Towards Proactive Coagulant Dosing in Drinking Water Treatment Using an Optical Proxy of Dissolved Organic Matter Aromaticity

Licentiate thesis, 2026

Changes in surface‑water quality driven by climate change, hydrological variability, and altered land use increasingly challenge drinking water treatment utilities that were originally designed for stable and predictable raw water conditions. Traditional coagulant dosing strategies that rely on static guidelines, periodic jar tests, or operator experience are not equipped to accommodate new dynamic conditions. This highlights the need for online monitoring tools and algorithms capable of tracking real‑time changes in water composition to support proactive process control. This study evaluated an optical measurement (ARIX) for predicting coagulant demand and coagulation performance under dynamic water quality conditions. ARIX and specific ultraviolet absorbance at 254 nm (SUVA254) were used to track spatial and temporal variability in dissolved organic matter (DOM) quality across a complex 240‑km river system. ARIX showed a strong linear relationship with SUVA254 during three surveys conducted over a one-year period along the river (R2 = 0.74, slope = 3.8 ± 0.2, intercept = 0.18 ± 0.14) and captured both spatial and seasonal differences in DOM quality. Coagulation experiments on river samples with varying ARIX and SUVA but similar dissolved organic carbon (DOC) concentrations demonstrated that both parameters exerted a consistent and linear influence on DOC removal and coagulation efficiency, regardless of dose or coagulation mechanism. Achieving 70% DOC removal required ~2.5x higher coagulant doses for samples with lower ARIX values (~0.6) compared to those with higher ARIX values (~0.8). These results showed that even modest changes in DOM quality can substantially alter coagulant demand.
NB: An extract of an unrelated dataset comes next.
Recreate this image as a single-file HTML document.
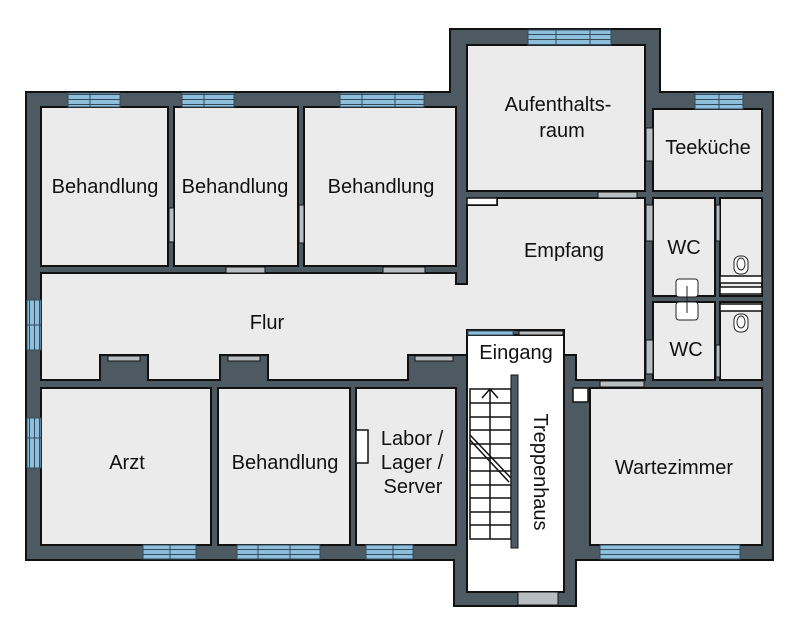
<!DOCTYPE html>
<html><head><meta charset="utf-8"><style>
html,body{margin:0;padding:0;background:#fff;width:800px;height:632px;overflow:hidden}
svg{display:block}
text{font-family:"Liberation Sans",sans-serif;font-size:20px;fill:#111}
</style></head><body>
<svg width="800" height="632" viewBox="0 0 800 632">
<defs>
<pattern id="win" width="10" height="5" patternUnits="userSpaceOnUse">
<rect width="10" height="5" fill="#8dbfdc"/><rect y="4" width="10" height="1" fill="#34495a"/>
</pattern>
<pattern id="winv" width="5" height="10" patternUnits="userSpaceOnUse">
<rect width="5" height="10" fill="#8dbfdc"/><rect x="4" width="1" height="10" fill="#34495a"/>
</pattern>
</defs>
<g stroke="#111" stroke-width="2" stroke-linejoin="miter">
<polygon fill="#4d5a61" points="26,92 450,92 450,29 660,29 660,92 773,92 773,560 576,560 576,606 454,606 454,560 26,560"/>
<g fill="#ebebeb">
<rect x="41" y="107" width="127" height="159"/>
<rect x="174" y="107" width="124" height="159"/>
<rect x="304" y="107" width="152" height="159"/>
<rect x="467" y="45" width="178" height="146"/>
<rect x="653" y="109" width="109" height="82"/>
<rect x="653" y="198" width="62" height="98"/>
<rect x="720" y="198" width="42" height="98"/>
<rect x="653" y="302" width="62" height="78"/>
<rect x="720" y="302" width="42" height="78"/>
<rect x="590" y="388" width="172" height="157"/>
<rect x="41" y="388" width="170" height="157"/>
<rect x="218" y="388" width="132" height="157"/>
<rect x="356" y="388" width="100" height="157"/>
<polygon points="41,273 456,273 456,284 467,284 467,205 497,205 497,198 645,198 645,380 576,380 576,355 564,355 564,330 467,330 467,355 454,355 454,355 408,355 408,380 268,380 268,355 220,355 220,380 148,380 148,355 100,355 100,380 41,380"/>
</g>
<rect x="467" y="335" width="97" height="257" fill="#fff"/>
<rect x="467" y="198" width="30" height="7" fill="#fff" stroke-width="1.5"/>
<rect x="573" y="388" width="15" height="14" fill="#fff" stroke-width="1.5"/>
<rect x="356" y="430" width="12" height="33" fill="#fff" stroke-width="1.5"/>
<rect x="720" y="276" width="42" height="7" fill="#fff" stroke-width="1.5"/>
<rect x="720" y="287" width="42" height="7" fill="#fff" stroke-width="1.5"/>
<rect x="720" y="304" width="42" height="7" fill="#fff" stroke-width="1.5"/>
</g>
<g stroke="#34495a" stroke-width="1">
<rect x="68" y="93" width="52" height="14" fill="url(#win)"/>
<rect x="182" y="93" width="52" height="14" fill="url(#win)"/>
<rect x="340" y="93" width="84" height="14" fill="url(#win)"/>
<rect x="528" y="30" width="83" height="15" fill="url(#win)"/>
<rect x="695" y="93" width="48" height="16" fill="url(#win)"/>
<rect x="143" y="545" width="53" height="14" fill="url(#win)"/>
<rect x="237" y="545" width="83" height="14" fill="url(#win)"/>
<rect x="366" y="545" width="47" height="14" fill="url(#win)"/>
<rect x="600" y="545" width="140" height="14" fill="url(#win)"/>
<rect x="27" y="300" width="14" height="50" fill="url(#winv)"/>
<rect x="27" y="418" width="14" height="50" fill="url(#winv)"/>
<line x1="90" y1="93" x2="90" y2="107"/><line x1="204" y1="93" x2="204" y2="107"/>
<line x1="362" y1="93" x2="362" y2="107"/><line x1="395" y1="93" x2="395" y2="107"/>
<line x1="556" y1="30" x2="556" y2="45"/><line x1="590" y1="30" x2="590" y2="45"/>
<line x1="719" y1="93" x2="719" y2="109"/>
<line x1="170" y1="545" x2="170" y2="559"/><line x1="258" y1="545" x2="258" y2="559"/><line x1="290" y1="545" x2="290" y2="559"/>
<line x1="393" y1="545" x2="393" y2="559"/>
<line x1="27" y1="325" x2="41" y2="325"/><line x1="27" y1="438" x2="41" y2="438"/>
<rect x="468" y="331" width="45" height="4" fill="#8dbfdc"/>
</g>
<g fill="#b8bec2" stroke="#111" stroke-width="1">
<rect x="169" y="208" width="5" height="34"/>
<rect x="299" y="205" width="5" height="38"/>
<rect x="226" y="267" width="39" height="6"/>
<rect x="383" y="267" width="42" height="6"/>
<rect x="598" y="192" width="39" height="6"/>
<rect x="646" y="128" width="7" height="33"/>
<rect x="646" y="205" width="7" height="36"/>
<rect x="646" y="340" width="7" height="34"/>
<rect x="716" y="205" width="4" height="36"/>
<rect x="716" y="345" width="4" height="32"/>
<rect x="600" y="381" width="44" height="6"/>
<rect x="108" y="356" width="32" height="5"/>
<rect x="228" y="356" width="32" height="5"/>
<rect x="415" y="356" width="38" height="5"/>
<rect x="519" y="331" width="44" height="4"/>
<rect x="518" y="592" width="40" height="13"/>
</g>
<g fill="#fff" stroke="#222" stroke-width="1">
<rect x="676" y="279" width="22" height="18" rx="3"/><rect x="676" y="302" width="22" height="18" rx="3"/>
<line x1="687" y1="286" x2="687" y2="313"/>
<rect x="734" y="256" width="14" height="18" rx="6"/><ellipse cx="741" cy="264" rx="4" ry="6"/>
<rect x="734" y="314" width="14" height="18" rx="6"/><ellipse cx="741" cy="322" rx="4" ry="6"/>
</g>
<g stroke="#111" stroke-width="1.5" fill="none">
<rect x="470" y="389" width="41" height="150"/>
<line x1="490" y1="389" x2="490" y2="539"/>
<path d="M470,403H511M470,417H511M470,430H511M470,444H511M470,458H511M470,471H511M470,485H511M470,498H511M470,512H511M470,525H511"/>
<path d="M482,398L490,389L498,398"/>
<line x1="470" y1="435" x2="511" y2="478"/><line x1="470" y1="440" x2="509" y2="482"/>
</g>
<rect x="511" y="375" width="7" height="173" fill="#4d5a61" stroke="#111" stroke-width="1"/>
<text x="105" y="193" text-anchor="middle">Behandlung</text>
<text x="235" y="193" text-anchor="middle">Behandlung</text>
<text x="381" y="193" text-anchor="middle">Behandlung</text>
<text x="558" y="111" text-anchor="middle">Aufenthalts-</text>
<text x="562" y="137" text-anchor="middle">raum</text>
<text x="708" y="154" text-anchor="middle">Teeküche</text>
<text x="564" y="257" text-anchor="middle">Empfang</text>
<text x="684" y="254" text-anchor="middle">WC</text>
<text x="686" y="356" text-anchor="middle">WC</text>
<text x="267" y="329" text-anchor="middle">Flur</text>
<text x="516" y="359" text-anchor="middle">Eingang</text>
<text x="127" y="469" text-anchor="middle">Arzt</text>
<text x="285" y="469" text-anchor="middle">Behandlung</text>
<text x="412" y="445" text-anchor="middle">Labor /</text>
<text x="412" y="469" text-anchor="middle">Lager /</text>
<text x="413" y="493" text-anchor="middle">Server</text>
<text x="674" y="474" text-anchor="middle">Wartezimmer</text>
<text transform="translate(534,472) rotate(90)" text-anchor="middle">Treppenhaus</text>
</svg>
</body></html>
Therefore, ARIX emerges as a promising parameter for measuring operationally significant changes in DOM reactivity to coagulants. Since it is feasible for sensors to measure ARIX in real time, these findings support the development of real‑time coagulant dosing strategies that respond to rapid changes in source‑water quality. This capability facilitates the adaptability, efficiency, and resilience of drinking water treatment systems.